Who I am as a writer
I am an award-winning multilingual writer currently living in Munich, Germany, close to the Alps. In the last 15 years, I’ve been regularly publishing my work — poetry, fiction, creative nonfiction and everything in-between — both online and in print in several countries (US, UK, Canada, Australia, Germany, and Romania) and languages (English, German, and Romanian).
For details about my publications, go here.
While the writing itself has always been fun — I love revision! — submitting creative work has at times been a gruelling process; not only due to the usual anxiety unavoidably associated with sending my writing into the world and hoping that it will resonate with someone else, but also because it has been (more often than not) difficult to place it in one specific genre.
When hearing that I am a writer, people would ask me: so what kind of stuff do you write?
For a long time, I’ve had trouble answering this question. The closest thing to the truth that I could generally offer was prose poems. However, no magazine has so far officially called my poems prose poems, and I’ve also authored texts that lie somewhere between prose poetry and lyrical essay that have been published as stories. To add to the confusion, many of my essays follow the route map of a story and have been published as flash fiction.
It is only in recent years that I came to know that what I was doing naturally had a name: hybridity. And it wasn’t that uncommon, actually. Many writers with nonbinary belongings were writing like this. So now, when I submit creative work, I look at how experimental a certain journal is. And the answer to the question (what do you write?) has changed too.
Now, I just say: I write everything.

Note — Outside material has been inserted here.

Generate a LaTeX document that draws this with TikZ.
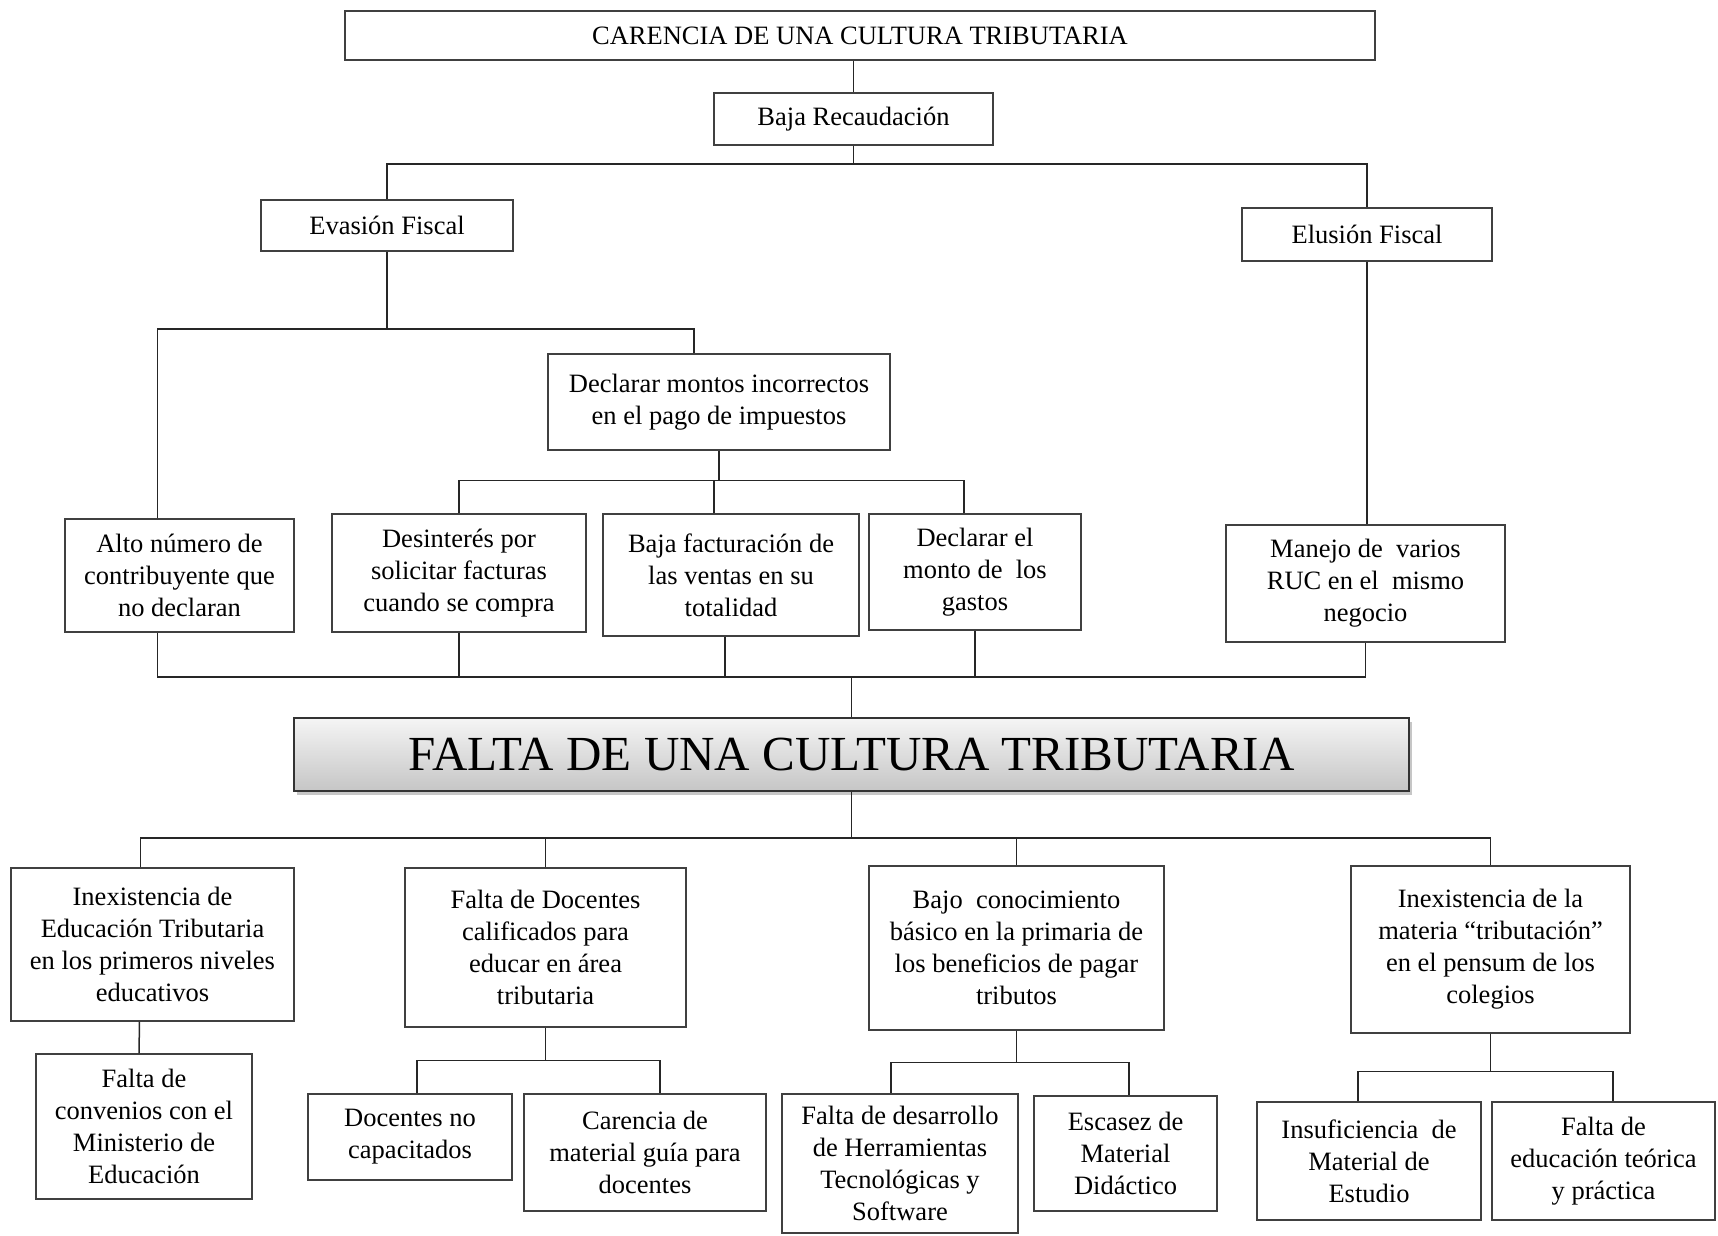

Really, everything? Yes, everything.
The text chooses its form, I don’t artificially go searching for it; instead, I allow it.
Hybrid writing beyond borders
Above all, I believe in the need to write freely, giving voice to who we really are, and to go beyond real or imagined borders; to write outside our comfort zone; to write boldly, while the fear remains present. We all have boundaries and borders, both internal and external:
- geographical borders that may limit our access to travelling, to moving, to publishing
- binary belongings that are imposed from outside and that we don’t identify with
- genre constraints that may feel at times artificial to our natural writer’s voice
- tabu topics that we were taught not to talk about and that bring us shame.
But our writing is more than our limitations; our limitations may at times define who we are, but they are not what we have the power to create and become.
Ignoring them or pretending that they are not there wouldn’t be very wise, however I think that through our art, through our writing, we can go beyond them.
Words are powerful;
they spark ideas and challenge established ways of thinking and being in the world.
Censors know this better than most of us. Speaking of censors, Munich or Germany isn’t where I was born or spent my childhood.
I grew up in a country where censorship had been a daily reality for decades. German isn’t first my first language. English isn’t either. Yet I write in both, and sometimes, in between.
After many years of moving across countries and continents in search of a home,
I found one in language.
“If place is a language, then without countries we would be a new kind of poetry.”
– Mother Winter, Sophia Shalmiyev
The free voice
I write because I love to write. I write to (re)connect, to myself and to the world. I write to break the silence, the silencing, and the void of forgetfulness.
There was a time when I used to see my writing as something very private. I was imitating writers I liked but did not trust my own voice. I did not know my own voice. I was ashamed of my own voice. Or I wanted to have my voice seen and heard more than I wanted it to be truly mine, first of all.
I was trying to turn it into something that would please my imaginary or real readers but not necessarily myself. I wasn’t allowing it to be me, because I wasn’t me just yet.
“A bird doesn’t sing because it has an answer, it sings because it has a song.” – Maya Angelou
“To gain your own voice, forget about having it heard.” – Allen Ginsberg
“Finding my voice as a writer was kind of like telling the hunting dog that was my talent: ‘Go, boy!’. And what he brought back was the lower half of a Barbie doll. But it was MY lower half of a Barbie doll.” – George Saunders
“This is my voice. There are many like it, but this one is mine.” – Shane Koyczan
When I now struggle with writing block, I know that it doesn’t really exist, that there’s actually a living block behind it, an unwillingness to live in my truth, because my truth may at times challenge or scare me in ways that I am not yet ready to face.
I believe that our voice is our true power, and all we have to do is let it out. Its sound may scare us at first. It may feel uncomfortable. It may not feel like our own. But the more we let it out, the more we will learn to listen to it and pay attention: what is trying to articulate?
When we write about something that feels dangerous but has the power to move, to shift ideas and beliefs, to expand our understanding of the world, we’re close to being real. I want my writing to be real.
This is my voice. There are many like it, but this one is mine.